U.S. stocks finished lower on Thursday, capping the worst year for the market since 2008. The S&P 500 index, regarded as a benchmark for the broader stock market, lost 0.7% for the year. For 2015, the Dow registered a loss of 2.2%, it's the first down year for the Dow since 2008. Nasdaq was able to finish up 5.7% and the Russell 2000 ended down 6%. The outperformance in the biotech sector and a few of the big tech names helped push the Nasdaq up but its biggest component Apple had its first negative year since 2008. Of the S&P 500 stock components, 301 were down 10% or more from their 52-week highs and 175 were off by at least 20% at year-end, according to Ryan Detrick, market strategist at Kimble Charting Solutions in Cincinnati.
For the week, the S&P 500 slid a modest 0.8%. The Blue Chip-heavy Dow Jones Industrial Average’s fell by 0.7% for the week and the Nasdaq finished the week down 0.6% while the small cap Russell 2000 dropped by 1.6%.
The S&P 500 index notched a record high on May 21st as middling economic data eased expectations for a rate hike from the U.S. Federal Reserve. But three months later, the index fell into correction territory, a drop of 10% from its high, when signs China's economy may be slowing faster than expected unnerved investors and a Fed rate hike drew closer. Despite the flat performance to finish out the year, stocks grappled with volatility throughout 2015. The S&P has moved at least 1% on a daily basis in either direction 72 times, the most since 2011, according to Standard & Poor's data. Much of the blame for this year's underwhelming stock market performance is due to volatile crude oil prices, which lost a third of their value during an unprecedented global surplus. The energy sector fell 24%, its worst annual performance since the global recession. Eight of the 10 worst performers on the S&P this year were energy companies. The S&P 500 hit its record high only to correct 11% over eight days in August over fears of a China-led global economic slowdown. The CBOE Volatility index spiked to a seven-year high before the market recovered. "If you went to sleep on Dec. 31, 2014, and woke up today, you'd say what a dull year it's been, and yet in between we've had these wild swings," said Donald Selkin, chief market strategist at National Securities in New York.

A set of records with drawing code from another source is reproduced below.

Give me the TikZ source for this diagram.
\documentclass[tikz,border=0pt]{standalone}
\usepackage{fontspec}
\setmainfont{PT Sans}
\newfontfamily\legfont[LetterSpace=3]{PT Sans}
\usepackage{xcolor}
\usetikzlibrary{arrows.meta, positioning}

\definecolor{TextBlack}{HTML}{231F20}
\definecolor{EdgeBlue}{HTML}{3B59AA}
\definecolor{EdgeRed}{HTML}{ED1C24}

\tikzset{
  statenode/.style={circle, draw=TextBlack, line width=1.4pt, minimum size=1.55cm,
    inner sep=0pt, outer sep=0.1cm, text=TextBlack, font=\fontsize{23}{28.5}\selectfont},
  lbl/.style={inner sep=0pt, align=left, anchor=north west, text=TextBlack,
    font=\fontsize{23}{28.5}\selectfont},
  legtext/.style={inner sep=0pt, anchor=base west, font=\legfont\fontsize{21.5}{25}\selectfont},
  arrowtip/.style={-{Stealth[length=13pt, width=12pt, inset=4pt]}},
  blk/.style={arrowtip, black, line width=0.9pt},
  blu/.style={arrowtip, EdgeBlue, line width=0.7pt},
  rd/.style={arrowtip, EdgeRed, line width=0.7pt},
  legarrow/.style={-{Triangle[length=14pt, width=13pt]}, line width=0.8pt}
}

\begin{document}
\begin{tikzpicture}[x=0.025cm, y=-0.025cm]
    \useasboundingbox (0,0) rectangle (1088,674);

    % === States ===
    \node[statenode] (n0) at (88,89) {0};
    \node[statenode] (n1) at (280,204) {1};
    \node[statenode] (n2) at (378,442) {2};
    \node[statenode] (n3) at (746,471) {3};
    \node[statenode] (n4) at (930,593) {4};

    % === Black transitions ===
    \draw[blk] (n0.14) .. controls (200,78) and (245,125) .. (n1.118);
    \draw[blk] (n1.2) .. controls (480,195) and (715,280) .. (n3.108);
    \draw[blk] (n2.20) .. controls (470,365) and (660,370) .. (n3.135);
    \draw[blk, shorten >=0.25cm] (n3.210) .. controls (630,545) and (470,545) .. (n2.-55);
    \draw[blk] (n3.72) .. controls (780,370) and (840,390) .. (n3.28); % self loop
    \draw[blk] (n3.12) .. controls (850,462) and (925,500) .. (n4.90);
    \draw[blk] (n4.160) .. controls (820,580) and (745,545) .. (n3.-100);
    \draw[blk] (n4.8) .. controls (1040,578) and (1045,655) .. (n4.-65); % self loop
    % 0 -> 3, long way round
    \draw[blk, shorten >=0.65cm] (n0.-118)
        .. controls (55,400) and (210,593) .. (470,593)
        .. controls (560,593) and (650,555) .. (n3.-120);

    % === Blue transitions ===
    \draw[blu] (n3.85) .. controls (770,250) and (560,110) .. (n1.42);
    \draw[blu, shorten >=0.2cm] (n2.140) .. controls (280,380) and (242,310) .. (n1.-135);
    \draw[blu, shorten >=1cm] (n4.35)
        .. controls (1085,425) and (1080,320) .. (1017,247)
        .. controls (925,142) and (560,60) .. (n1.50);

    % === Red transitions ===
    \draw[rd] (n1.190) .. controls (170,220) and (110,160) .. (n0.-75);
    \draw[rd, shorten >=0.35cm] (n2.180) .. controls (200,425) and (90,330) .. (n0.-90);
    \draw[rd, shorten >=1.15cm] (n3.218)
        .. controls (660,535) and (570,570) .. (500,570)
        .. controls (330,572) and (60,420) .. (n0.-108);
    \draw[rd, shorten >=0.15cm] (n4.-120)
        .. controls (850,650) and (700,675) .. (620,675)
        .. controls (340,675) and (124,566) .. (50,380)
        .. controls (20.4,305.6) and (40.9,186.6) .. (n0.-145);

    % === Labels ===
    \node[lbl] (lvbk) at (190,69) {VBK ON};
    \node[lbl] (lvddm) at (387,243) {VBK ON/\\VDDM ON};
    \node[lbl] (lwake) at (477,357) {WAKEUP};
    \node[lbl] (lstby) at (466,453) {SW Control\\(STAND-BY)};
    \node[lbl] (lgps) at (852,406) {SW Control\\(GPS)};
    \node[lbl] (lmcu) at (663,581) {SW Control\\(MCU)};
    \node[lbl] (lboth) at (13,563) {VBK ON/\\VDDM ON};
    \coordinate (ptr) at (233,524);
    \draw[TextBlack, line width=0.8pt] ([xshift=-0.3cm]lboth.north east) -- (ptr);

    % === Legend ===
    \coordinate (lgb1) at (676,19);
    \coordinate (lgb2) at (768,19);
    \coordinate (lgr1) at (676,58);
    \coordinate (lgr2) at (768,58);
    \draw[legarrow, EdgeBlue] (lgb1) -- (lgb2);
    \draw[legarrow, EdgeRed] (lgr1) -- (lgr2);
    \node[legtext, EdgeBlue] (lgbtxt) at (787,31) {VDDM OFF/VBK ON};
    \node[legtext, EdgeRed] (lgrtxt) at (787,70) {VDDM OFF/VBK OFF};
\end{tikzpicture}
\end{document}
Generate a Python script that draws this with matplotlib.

According to the Stock Trader's Almanac, the direction of January's trading predicts the course for the year 75 percent of the time. Stocks could get a boost next week from the so-called "January effect," when stocks that were sold off in December for year-end tax harvesting rally back in the next month as investors scoop them back up at lower prices. While the overall breadth of the S&P is not promising, that may leave a broader swath of stocks that could see a rebound next month, according to Jeff Saut, chief investment strategist at Raymond James Financial in St. Petersburg, Florida. In the graph below you can see which asset classes led the 4th quarter recovery from the end of summer correction.
As confirmed in the graph below, Energy stocks were by far the worst performers among the main S&P sectors. Sectors with gains included Cyclicals, Cyclical Staples, and Health Care after a wave of merger announcements. The flashiest gains came from Technology companies like Netflix and Amazon, with respective jumps of 134% and 118% as they posted strong growth. That contrasted sharply with older Industrial Sector companies like Procter & Gamble, Caterpillar and retailers similar Macy's that saw revenues drop. "2015 was a year where revenues were evasive and investors were attracted to companies that were able to grow their top line," said Jack Ablin, chief investment officer at BMO Global Asset Management.
Expect trading volume to rise next week and don't be surprised if volatility jumps when the varsity gets back on the field next week. Most of the senior traders took a break at the end of year and let the junior varsity traders monitor the trading programs. If a major macroeconomic event occurs traders can easily communicate instructions from wherever they were vacationing.
Along with the return of many investors next week after the holidays, the economic calendar is more active, culminating with Friday's payrolls report. Investors next week will watch for a potential "January effect," when stocks that were sold in December for year-end tax purposes bounce back. In the chart below you can see that in addition to being a top sector performer for the entire year, the Consumer Staples sector was the leading S&P industrial sector over the past month. If traders return to work next year and bid the market higher, it is reasonable to expect stocks in the Consumer Staples sector to take the lead.